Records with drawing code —
[Begin]

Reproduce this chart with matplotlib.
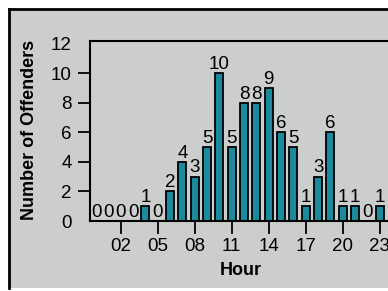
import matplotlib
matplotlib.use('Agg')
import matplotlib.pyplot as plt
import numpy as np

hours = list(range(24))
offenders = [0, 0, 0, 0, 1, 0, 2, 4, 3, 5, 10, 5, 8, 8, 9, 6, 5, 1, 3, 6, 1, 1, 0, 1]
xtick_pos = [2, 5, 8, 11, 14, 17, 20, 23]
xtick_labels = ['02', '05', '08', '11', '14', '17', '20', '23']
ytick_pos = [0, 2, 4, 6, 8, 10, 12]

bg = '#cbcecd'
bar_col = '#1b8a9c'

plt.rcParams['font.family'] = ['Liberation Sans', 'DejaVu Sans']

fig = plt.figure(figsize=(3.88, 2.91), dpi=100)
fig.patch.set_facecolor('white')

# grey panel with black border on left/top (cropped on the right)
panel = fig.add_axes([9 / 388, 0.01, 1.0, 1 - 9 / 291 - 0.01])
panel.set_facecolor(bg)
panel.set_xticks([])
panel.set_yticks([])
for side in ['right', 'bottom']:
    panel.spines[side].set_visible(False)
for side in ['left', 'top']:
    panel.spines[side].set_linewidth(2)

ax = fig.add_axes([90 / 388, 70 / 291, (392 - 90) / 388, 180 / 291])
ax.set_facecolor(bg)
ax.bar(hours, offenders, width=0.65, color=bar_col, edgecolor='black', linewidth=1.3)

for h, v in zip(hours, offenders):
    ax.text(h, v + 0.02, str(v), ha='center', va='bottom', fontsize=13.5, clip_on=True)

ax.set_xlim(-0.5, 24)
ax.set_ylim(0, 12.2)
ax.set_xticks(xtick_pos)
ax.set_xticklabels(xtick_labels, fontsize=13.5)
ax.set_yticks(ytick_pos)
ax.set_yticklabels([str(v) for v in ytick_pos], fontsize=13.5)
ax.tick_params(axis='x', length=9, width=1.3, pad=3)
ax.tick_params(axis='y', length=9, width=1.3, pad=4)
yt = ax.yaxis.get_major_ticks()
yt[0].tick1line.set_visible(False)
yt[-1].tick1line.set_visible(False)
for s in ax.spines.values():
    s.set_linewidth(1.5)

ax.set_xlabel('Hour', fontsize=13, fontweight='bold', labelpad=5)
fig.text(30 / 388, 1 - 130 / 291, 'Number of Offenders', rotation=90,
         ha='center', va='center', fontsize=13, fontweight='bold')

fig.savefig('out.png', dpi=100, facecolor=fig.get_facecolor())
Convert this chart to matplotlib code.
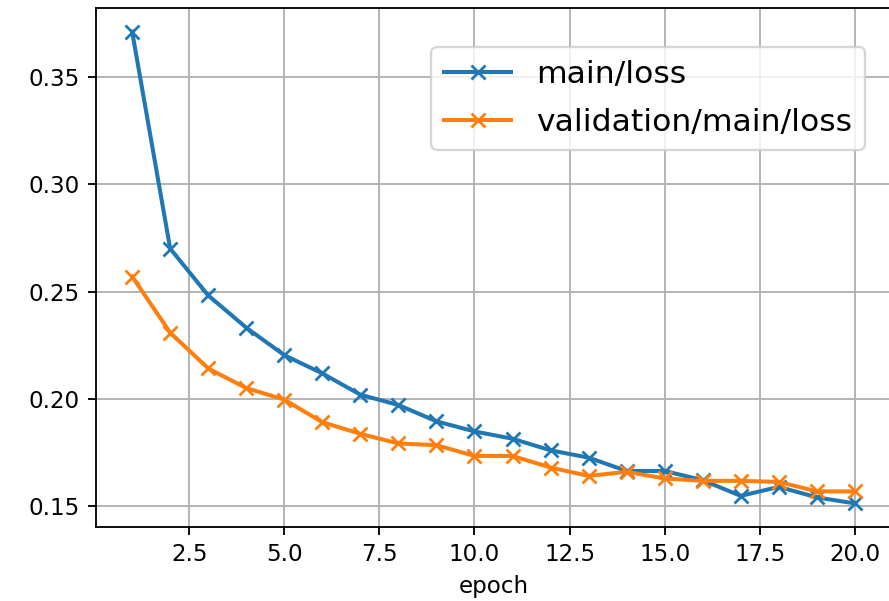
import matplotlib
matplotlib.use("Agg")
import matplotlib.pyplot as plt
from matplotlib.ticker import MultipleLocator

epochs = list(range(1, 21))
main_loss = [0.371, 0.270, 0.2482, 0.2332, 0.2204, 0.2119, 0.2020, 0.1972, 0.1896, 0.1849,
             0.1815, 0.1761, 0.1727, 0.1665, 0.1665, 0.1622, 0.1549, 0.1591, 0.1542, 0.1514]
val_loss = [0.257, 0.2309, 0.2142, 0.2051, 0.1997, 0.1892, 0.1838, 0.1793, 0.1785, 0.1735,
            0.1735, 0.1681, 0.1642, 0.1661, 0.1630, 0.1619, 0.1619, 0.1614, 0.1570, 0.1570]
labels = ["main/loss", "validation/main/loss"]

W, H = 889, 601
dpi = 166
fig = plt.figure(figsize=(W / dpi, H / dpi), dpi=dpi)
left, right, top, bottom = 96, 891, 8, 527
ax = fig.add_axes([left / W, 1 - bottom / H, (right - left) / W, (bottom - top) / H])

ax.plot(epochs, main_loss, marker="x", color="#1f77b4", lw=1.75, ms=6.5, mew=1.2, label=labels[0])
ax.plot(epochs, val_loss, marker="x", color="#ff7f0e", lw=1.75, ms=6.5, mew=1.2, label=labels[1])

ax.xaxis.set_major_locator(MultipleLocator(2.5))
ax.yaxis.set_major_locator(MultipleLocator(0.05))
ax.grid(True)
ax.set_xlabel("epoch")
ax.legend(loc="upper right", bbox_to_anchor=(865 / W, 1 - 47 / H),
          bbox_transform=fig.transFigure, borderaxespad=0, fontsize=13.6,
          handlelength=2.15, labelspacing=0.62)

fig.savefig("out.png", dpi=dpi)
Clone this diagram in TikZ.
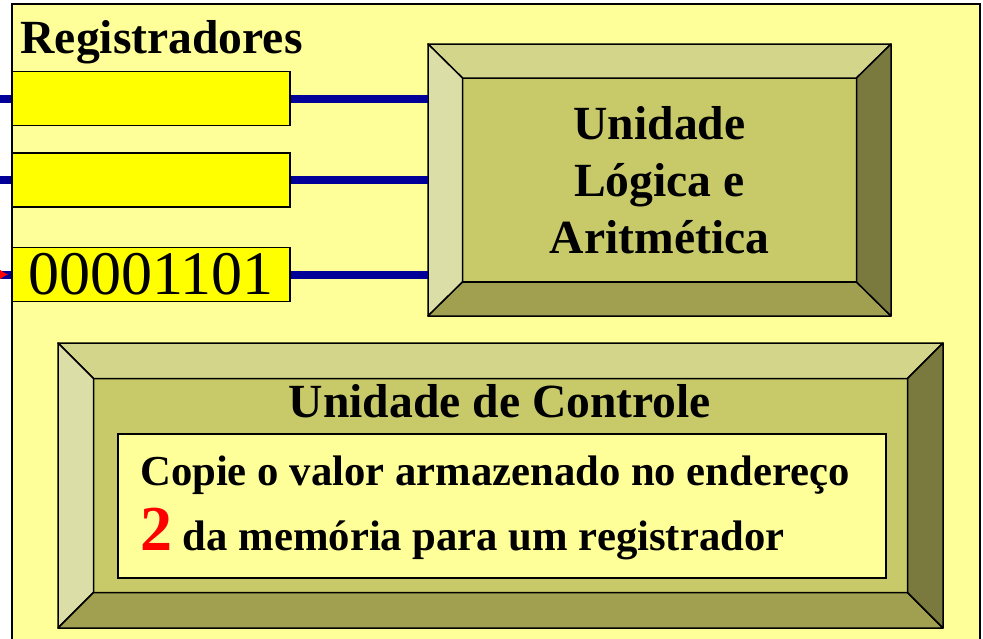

[End]

Written problem — Please return, exactly as written, the lines from the first line of the records above through the line containing "from matplotlib.ticker import MultipleLocator", both included, leaving out any pictures.

Task answer —
Reproduce this chart with matplotlib.
import matplotlib
matplotlib.use('Agg')
import matplotlib.pyplot as plt
import numpy as np

hours = list(range(24))
offenders = [0, 0, 0, 0, 1, 0, 2, 4, 3, 5, 10, 5, 8, 8, 9, 6, 5, 1, 3, 6, 1, 1, 0, 1]
xtick_pos = [2, 5, 8, 11, 14, 17, 20, 23]
xtick_labels = ['02', '05', '08', '11', '14', '17', '20', '23']
ytick_pos = [0, 2, 4, 6, 8, 10, 12]

bg = '#cbcecd'
bar_col = '#1b8a9c'

plt.rcParams['font.family'] = ['Liberation Sans', 'DejaVu Sans']

fig = plt.figure(figsize=(3.88, 2.91), dpi=100)
fig.patch.set_facecolor('white')

# grey panel with black border on left/top (cropped on the right)
panel = fig.add_axes([9 / 388, 0.01, 1.0, 1 - 9 / 291 - 0.01])
panel.set_facecolor(bg)
panel.set_xticks([])
panel.set_yticks([])
for side in ['right', 'bottom']:
    panel.spines[side].set_visible(False)
for side in ['left', 'top']:
    panel.spines[side].set_linewidth(2)

ax = fig.add_axes([90 / 388, 70 / 291, (392 - 90) / 388, 180 / 291])
ax.set_facecolor(bg)
ax.bar(hours, offenders, width=0.65, color=bar_col, edgecolor='black', linewidth=1.3)

for h, v in zip(hours, offenders):
    ax.text(h, v + 0.02, str(v), ha='center', va='bottom', fontsize=13.5, clip_on=True)

ax.set_xlim(-0.5, 24)
ax.set_ylim(0, 12.2)
ax.set_xticks(xtick_pos)
ax.set_xticklabels(xtick_labels, fontsize=13.5)
ax.set_yticks(ytick_pos)
ax.set_yticklabels([str(v) for v in ytick_pos], fontsize=13.5)
ax.tick_params(axis='x', length=9, width=1.3, pad=3)
ax.tick_params(axis='y', length=9, width=1.3, pad=4)
yt = ax.yaxis.get_major_ticks()
yt[0].tick1line.set_visible(False)
yt[-1].tick1line.set_visible(False)
for s in ax.spines.values():
    s.set_linewidth(1.5)

ax.set_xlabel('Hour', fontsize=13, fontweight='bold', labelpad=5)
fig.text(30 / 388, 1 - 130 / 291, 'Number of Offenders', rotation=90,
         ha='center', va='center', fontsize=13, fontweight='bold')

fig.savefig('out.png', dpi=100, facecolor=fig.get_facecolor())
Convert this chart to matplotlib code.
import matplotlib
matplotlib.use("Agg")
import matplotlib.pyplot as plt
from matplotlib.ticker import MultipleLocator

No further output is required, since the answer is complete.